Common Mistakes to Avoid

  • Treating a latch like an edge-triggered flip-flop is wrong because a latch can keep changing while enable is active, which may cause unintended output changes.
  • Using S = 1 and R = 1 on an active-high SR latch is wrong because that input combination is invalid and can create unpredictable behavior.
  • Ignoring setup time is wrong because data that changes too close to the clock edge may not be captured correctly.
  • Ignoring hold time is wrong because data that changes immediately after the clock edge can corrupt the stored value.
  • Confusing JK toggle behavior with D behavior is wrong because JK with J = 1 and K = 1 toggles, while a D flip-flop simply copies D at the clock edge.

Practice Questions

  1. 1 A positive-edge D flip-flop has D = 1 just before the rising clock edge.
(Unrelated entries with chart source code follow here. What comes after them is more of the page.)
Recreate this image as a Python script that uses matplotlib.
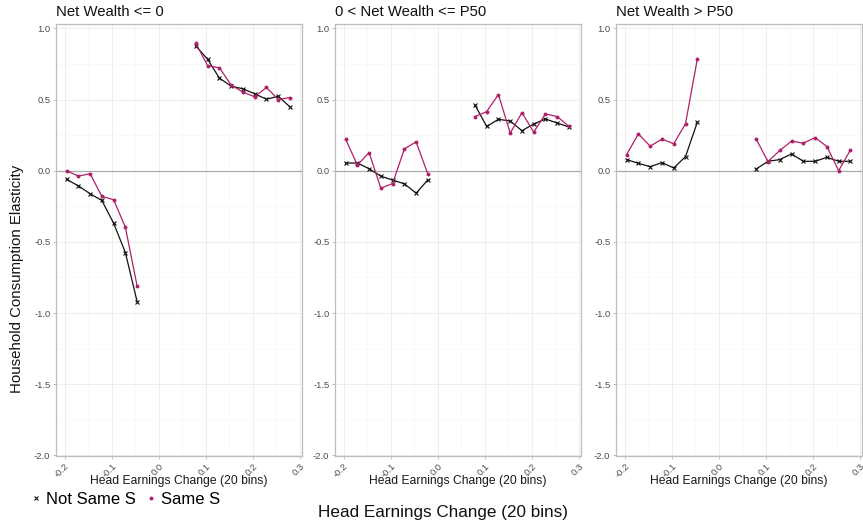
import matplotlib
matplotlib.use("Agg")
import matplotlib.pyplot as plt
from matplotlib.lines import Line2D
import numpy as np

plt.rcParams['font.family'] = ['Liberation Sans', 'DejaVu Sans']

# bin positions (20 bins)
bins = [-0.196 + 0.025 * k for k in range(20)]
nan = np.nan

titles = ["Net Wealth <= 0", "0 < Net Wealth <= P50", "Net Wealth > P50"]

# Not Same S (black)
not_same = [
    [-0.061, -0.106, -0.162, -0.209, -0.369, -0.575, -0.920, nan, nan, nan, nan,
     0.876, 0.782, 0.650, 0.594, 0.575, 0.540, 0.502, 0.523, 0.448],
    [0.054, 0.054, 0.014, -0.038, -0.066, -0.092, -0.158, -0.064, nan, nan, nan,
     0.462, 0.311, 0.361, 0.349, 0.281, 0.328, 0.363, 0.335, 0.307],
    [0.078, 0.052, 0.028, 0.057, 0.019, 0.099, 0.340, nan, nan, nan, nan,
     0.012, 0.066, 0.078, 0.118, 0.066, 0.066, 0.094, 0.066, 0.066],
]
# Same S (pink)
same = [
    [0.000, -0.038, -0.021, -0.180, -0.204, -0.397, -0.810, nan, nan, nan, nan,
     0.894, 0.737, 0.723, 0.601, 0.552, 0.519, 0.585, 0.500, 0.514],
    [0.222, 0.040, 0.127, -0.123, -0.090, 0.153, 0.203, -0.024, nan, nan, nan,
     0.380, 0.415, 0.535, 0.264, 0.408, 0.271, 0.399, 0.380, 0.311],
    [0.113, 0.259, 0.172, 0.222, 0.189, 0.330, 0.784, nan, nan, nan, nan,
     0.222, 0.064, 0.142, 0.208, 0.193, 0.233, 0.170, 0.000, 0.146],
]

xticks = [-0.2, -0.1, 0.0, 0.1, 0.2, 0.3]
xtick_labels = ["-0.2", "-0.1", "0.0", "0.1", "0.2", "0.3"]
yticks = [-2.0, -1.5, -1.0, -0.5, 0.0, 0.5, 1.0]
ytick_labels = ["-2.0", "-1.5", "-1.0", "-0.5", "0.0", "0.5", "1.0"]

BLACK = '#111111'
PINK = '#B01F6A'
W, H = 863, 520
fig = plt.figure(figsize=(W / 100, H / 100), dpi=100)

panels_px = [(56, 245.5), (335, 245.5), (616, 246)]
top_px, bot_px = 23.5, 456.0

for i, (lx, wpx) in enumerate(panels_px):
    ax = fig.add_axes([lx / W, (H - bot_px) / H, wpx / W, (bot_px - top_px) / H])
    ax.set_xlim(-0.2185, 0.3035)
    ax.set_ylim(-2.004, 1.034)
    ax.set_xticks(xticks)
    ax.set_xticklabels(xtick_labels, rotation=45, ha='right', rotation_mode='anchor')
    ax.set_yticks(yticks)
    ax.set_yticklabels(ytick_labels)
    ax.set_xticks([-0.15, -0.05, 0.05, 0.15, 0.25], minor=True)
    ax.set_yticks([-1.75, -1.25, -0.75, -0.25, 0.25, 0.75], minor=True)
    ax.grid(which='major', color='#EBEBEB', linewidth=0.6)
    ax.grid(which='minor', color='#F5F5F5', linewidth=0.4)
    ax.set_axisbelow(True)
    ax.tick_params(which='major', length=2.5, width=0.6, color='#B3B3B3',
                   labelsize=6.8, labelcolor='#4D4D4D', pad=1.5)
    ax.tick_params(which='minor', length=0)
    for s in ax.spines.values():
        s.set_color('#BDBDBD')
        s.set_linewidth(0.9)
    ax.axhline(0, color='#AAAAAA', linewidth=0.9, zorder=1)
    ax.plot(bins, not_same[i], color=BLACK, linewidth=0.9, marker='x',
            markersize=3.2, markeredgewidth=0.8, zorder=3)
    ax.plot(bins, same[i], color=PINK, linewidth=0.9, marker='o',
            markersize=2.8, markeredgewidth=0, zorder=4)
    fig.text((lx + wpx / 2) / W, (H - 481) / H, "Head Earnings Change (20 bins)",
             fontsize=8.75, color='#1A1A1A', ha='center', va='center')
    fig.text(lx / W, (H - 12) / H, titles[i], fontsize=10.7, ha='left', va='center', color='#111111')

fig.text(17 / W, (H - 279) / H, "Household Consumption Elasticity", rotation=90,
         fontsize=10.8, ha='center', va='center', color='#111111')
fig.text(442.5 / W, (H - 512) / H, "Head Earnings Change (20 bins)",
         fontsize=12.3, ha='center', va='center', color='#111111')

handles = [Line2D([], [], color=BLACK, marker='x', linestyle='none', markersize=3, markeredgewidth=0.8),
           Line2D([], [], color=PINK, marker='o', linestyle='none', markersize=2.8, markeredgewidth=0)]
fig.legend(handles, ["Not Same S", "Same S"], loc='center left',
           bbox_to_anchor=(31 / W, (H - 499) / H), ncol=2, frameon=False,
           fontsize=12, handlelength=0.6, handletextpad=0.3, columnspacing=0.6,
           borderaxespad=0, borderpad=0)

fig.savefig("out.png", dpi=100)
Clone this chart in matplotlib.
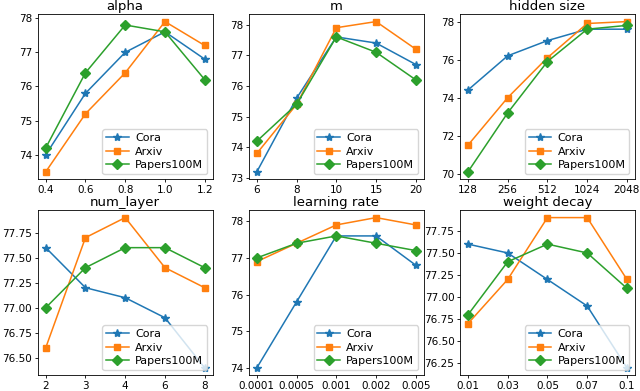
import matplotlib
matplotlib.use("Agg")
import matplotlib.pyplot as plt
from matplotlib.ticker import FormatStrFormatter, MultipleLocator

series = ["Cora", "Arxiv", "Papers100M"]
colors = ["#1f77b4", "#ff7f0e", "#2ca02c"]
markers = ["*", "s", "D"]

titles = ["alpha", "m", "hidden size", "num_layer", "learning rate", "weight decay"]

alpha_x = ["0.4", "0.6", "0.8", "1.0", "1.2"]
alpha_cora = [74.0, 75.8, 77.0, 77.6, 76.8]
alpha_arxiv = [73.5, 75.2, 76.4, 77.9, 77.2]
alpha_papers = [74.2, 76.4, 77.8, 77.6, 76.2]

m_x = ["6", "8", "10", "15", "20"]
m_cora = [73.2, 75.6, 77.6, 77.4, 76.7]
m_arxiv = [73.8, 75.4, 77.9, 78.1, 77.2]
m_papers = [74.2, 75.4, 77.6, 77.1, 76.2]

hid_x = ["128", "256", "512", "1024", "2048"]
hid_cora = [74.4, 76.2, 77.0, 77.6, 77.6]
hid_arxiv = [71.5, 74.0, 76.1, 77.9, 78.0]
hid_papers = [70.1, 73.2, 75.9, 77.6, 77.8]

layer_x = ["2", "3", "4", "6", "8"]
layer_cora = [77.6, 77.2, 77.1, 76.9, 76.4]
layer_arxiv = [76.6, 77.7, 77.9, 77.4, 77.2]
layer_papers = [77.0, 77.4, 77.6, 77.6, 77.4]

lr_x = ["0.0001", "0.0005", "0.001", "0.002", "0.005"]
lr_cora = [74.0, 75.8, 77.6, 77.6, 76.8]
lr_arxiv = [76.9, 77.4, 77.9, 78.1, 77.9]
lr_papers = [77.0, 77.4, 77.6, 77.4, 77.2]

wd_x = ["0.01", "0.03", "0.05", "0.07", "0.1"]
wd_cora = [77.6, 77.5, 77.2, 76.9, 76.2]
wd_arxiv = [76.7, 77.2, 77.9, 77.9, 77.2]
wd_papers = [76.8, 77.4, 77.6, 77.5, 77.1]

panels = [
    (alpha_x, [alpha_cora, alpha_arxiv, alpha_papers]),
    (m_x, [m_cora, m_arxiv, m_papers]),
    (hid_x, [hid_cora, hid_arxiv, hid_papers]),
    (layer_x, [layer_cora, layer_arxiv, layer_papers]),
    (lr_x, [lr_cora, lr_arxiv, lr_papers]),
    (wd_x, [wd_cora, wd_arxiv, wd_papers]),
]

fig, axes = plt.subplots(2, 3, figsize=(6.4, 3.91), dpi=100)
plt.subplots_adjust(left=0.059, right=0.992, top=0.964, bottom=0.040,
                    wspace=0.207, hspace=0.186)

for ax, title, (xlabels, ys) in zip(axes.flat, titles, panels):
    xs = list(range(len(xlabels)))
    for name, y, c, mk in zip(series, ys, colors, markers):
        ms = 6 if mk == "*" else 5
        ax.plot(xs, y, color=c, marker=mk, markersize=ms, linewidth=1.1, label=name)
    ax.set_xticks(xs)
    ax.set_xticklabels(xlabels)
    ax.set_title(title, fontsize=9.5, pad=3)
    ax.tick_params(labelsize=7.5, length=2.5, width=0.6, pad=1.5)
    for sp in ax.spines.values():
        sp.set_linewidth(0.6)
    ax.legend(loc="lower right", fontsize=8, handlelength=2.0,
              borderpad=0.35, labelspacing=0.3, handletextpad=0.6)

for ax in (axes[1, 0], axes[1, 2]):
    ax.yaxis.set_major_locator(MultipleLocator(0.25))
    ax.yaxis.set_major_formatter(FormatStrFormatter("%.2f"))

fig.savefig("out.png", dpi=100)
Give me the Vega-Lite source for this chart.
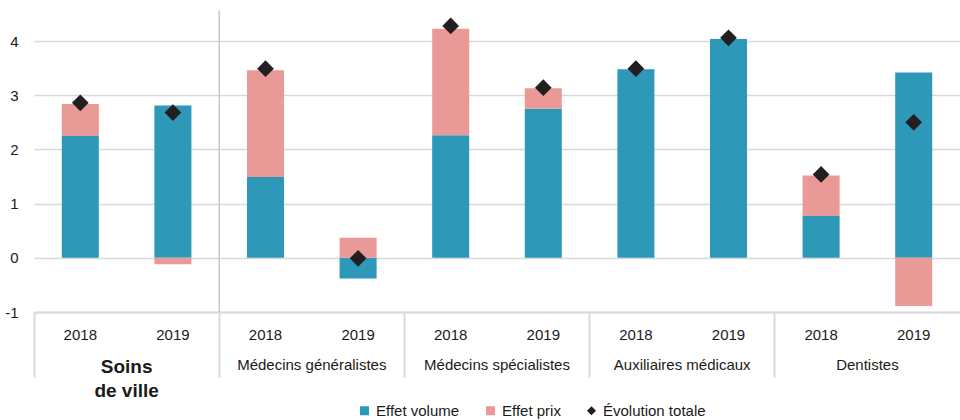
{
  "$schema": "https://vega.github.io/schema/vega-lite/v6.json",
  "width": 926,
  "height": 298,
  "autosize": {"type": "none"},
  "padding": {"left": 34, "top": 14, "right": 0, "bottom": 108},
  "config": {
    "font": "Liberation Sans, Arial, sans-serif",
    "view": {"stroke": null},
    "axisY": {"grid": true, "gridColor": "#d9d9d9", "gridWidth": 1.5, "domain": false, "ticks": false, "labelPadding": 16, "labelFontSize": 15, "labelColor": "#1a1a1a", "title": null},
    "legend": {"orient": "none", "legendX": 323, "legendY": 389, "direction": "horizontal", "title": null, "labelFontSize": 15, "labelColor": "#1a1a1a", "symbolSize": 81, "symbolStrokeWidth": 0, "columnPadding": 23, "labelOffset": 4}
  },
  "datasets": {
    "effets": [
      {"groupe": "Soins de ville|2018", "serie": "Effet volume", "valeur": 2.25},
      {"groupe": "Soins de ville|2018", "serie": "Effet prix", "valeur": 0.59},
      {"groupe": "Soins de ville|2019", "serie": "Effet volume", "valeur": 2.81},
      {"groupe": "Soins de ville|2019", "serie": "Effet prix", "valeur": -0.12},
      {"groupe": "Médecins généralistes|2018", "serie": "Effet volume", "valeur": 1.49},
      {"groupe": "Médecins généralistes|2018", "serie": "Effet prix", "valeur": 1.97},
      {"groupe": "Médecins généralistes|2019", "serie": "Effet volume", "valeur": -0.38},
      {"groupe": "Médecins généralistes|2019", "serie": "Effet prix", "valeur": 0.37},
      {"groupe": "Médecins spécialistes|2018", "serie": "Effet volume", "valeur": 2.26},
      {"groupe": "Médecins spécialistes|2018", "serie": "Effet prix", "valeur": 1.97},
      {"groupe": "Médecins spécialistes|2019", "serie": "Effet volume", "valeur": 2.75},
      {"groupe": "Médecins spécialistes|2019", "serie": "Effet prix", "valeur": 0.38},
      {"groupe": "Auxiliaires médicaux|2018", "serie": "Effet volume", "valeur": 3.48},
      {"groupe": "Auxiliaires médicaux|2018", "serie": "Effet prix", "valeur": 0.0},
      {"groupe": "Auxiliaires médicaux|2019", "serie": "Effet volume", "valeur": 4.04},
      {"groupe": "Auxiliaires médicaux|2019", "serie": "Effet prix", "valeur": 0.0},
      {"groupe": "Dentistes|2018", "serie": "Effet volume", "valeur": 0.77},
      {"groupe": "Dentistes|2018", "serie": "Effet prix", "valeur": 0.75},
      {"groupe": "Dentistes|2019", "serie": "Effet volume", "valeur": 3.42},
      {"groupe": "Dentistes|2019", "serie": "Effet prix", "valeur": -0.89}
    ],
    "totaux": [
      {"groupe": "Soins de ville|2018", "serie": "Évolution totale", "valeur": 2.86},
      {"groupe": "Soins de ville|2019", "serie": "Évolution totale", "valeur": 2.68},
      {"groupe": "Médecins généralistes|2018", "serie": "Évolution totale", "valeur": 3.49},
      {"groupe": "Médecins généralistes|2019", "serie": "Évolution totale", "valeur": -0.01},
      {"groupe": "Médecins spécialistes|2018", "serie": "Évolution totale", "valeur": 4.28},
      {"groupe": "Médecins spécialistes|2019", "serie": "Évolution totale", "valeur": 3.14},
      {"groupe": "Auxiliaires médicaux|2018", "serie": "Évolution totale", "valeur": 3.49},
      {"groupe": "Auxiliaires médicaux|2019", "serie": "Évolution totale", "valeur": 4.06},
      {"groupe": "Dentistes|2018", "serie": "Évolution totale", "valeur": 1.54},
      {"groupe": "Dentistes|2019", "serie": "Évolution totale", "valeur": 2.50}
    ]
  },
  "layer": [
    {
      "data": {"values": [{"categorie": "Médecins généralistes"}]},
      "mark": {"type": "rule", "color": "#c8c8c8", "strokeWidth": 1.5},
      "encoding": {
        "x": {
          "field": "categorie", "type": "nominal", "bandPosition": 0,
          "scale": {"type": "band", "domain": ["Soins de ville", "Médecins généralistes", "Médecins spécialistes", "Auxiliaires médicaux", "Dentistes"], "paddingInner": 0, "paddingOuter": 0},
          "axis": {
            "title": null, "orient": "bottom", "domain": false, "ticks": true, "bandPosition": 0,
            "tickSize": 65, "tickColor": "#d9d9d9", "tickWidth": 2, "labelPadding": -20, "labelAngle": 0,
            "labelOverlap": false, "labelBound": false, "labelFlush": false, "labelColor": "#1a1a1a",
            "labelLineHeight": 24,
            "labelExpr": "datum.value == 'Soins de ville' ? ['Soins', 'de ville'] : datum.value",
            "labelFontSize": {"condition": {"test": "datum.value == 'Soins de ville'", "value": 19}, "value": 15},
            "labelFontWeight": {"condition": {"test": "datum.value == 'Soins de ville'", "value": "bold"}, "value": "normal"}
          }
        },
        "y": {"datum": 4.57, "type": "quantitative"},
        "y2": {"datum": -1}
      }
    },
    {
      "data": {"name": "effets"},
      "mark": {"type": "bar"},
      "encoding": {
        "x": {
          "field": "groupe", "type": "nominal", "sort": null,
          "scale": {"type": "band", "paddingInner": 0.6, "paddingOuter": 0.3},
          "axis": {"title": null, "orient": "bottom", "labelExpr": "slice(datum.value, -4)", "labelAngle": 0, "ticks": false, "domain": true, "domainColor": "#d9d9d9", "domainWidth": 2, "labelPadding": 15, "labelFontSize": 15, "labelColor": "#1a1a1a", "grid": false}
        },
        "y": {
          "field": "valeur", "type": "quantitative", "stack": "zero",
          "scale": {"domain": [-1, 4.5], "nice": false},
          "axis": {"values": [-1, 0, 1, 2, 3, 4], "labelExpr": "toString(datum.value)"}
        },
        "color": {
          "field": "serie", "type": "nominal",
          "scale": {"domain": ["Effet volume", "Effet prix", "Évolution totale"], "range": ["#2e98b8", "#ea9a96", "#231f20"]}
        },
        "order": {"field": "serie", "sort": "descending"}
      }
    },
    {
      "data": {"name": "totaux"},
      "mark": {"type": "point", "filled": true, "opacity": 1, "size": 280},
      "encoding": {
        "x": {
          "field": "groupe", "type": "nominal", "sort": null,
          "scale": {"type": "band", "paddingInner": 0.6, "paddingOuter": 0.3},
          "axis": null
        },
        "y": {"field": "valeur", "type": "quantitative"},
        "color": {"field": "serie", "type": "nominal"},
        "shape": {
          "field": "serie", "type": "nominal",
          "scale": {"domain": ["Effet volume", "Effet prix", "Évolution totale"], "range": ["square", "square", "diamond"]}
        }
      }
    }
  ],
  "resolve": {"scale": {"x": "independent"}, "axis": {"x": "independent"}}
}
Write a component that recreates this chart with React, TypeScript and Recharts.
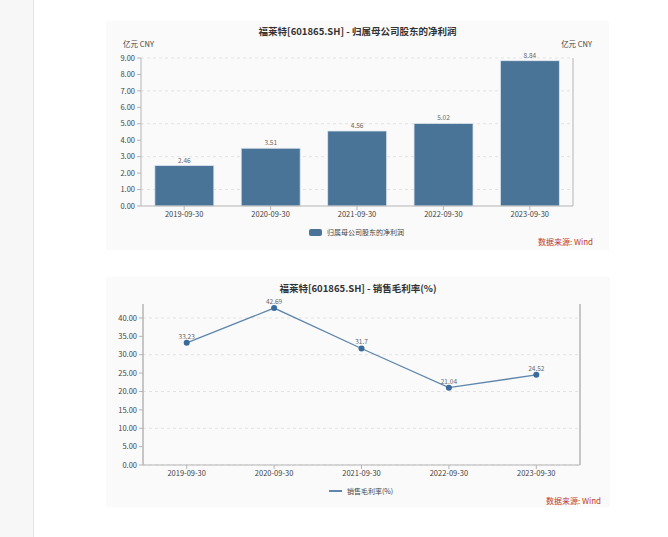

What is Q after the propagation delay?
  2. 2 A JK flip-flop currently has Q = 0. If J = 1 and K = 1 at the active clock edge, what is Q(next)?
  3. 3 A T flip-flop starts at Q = 1 and receives four active clock edges while T = 1. What is the final value of Q?
  4. 4 Explain why a designer might choose an edge-triggered flip-flop instead of a level-sensitive latch in a synchronous digital circuit.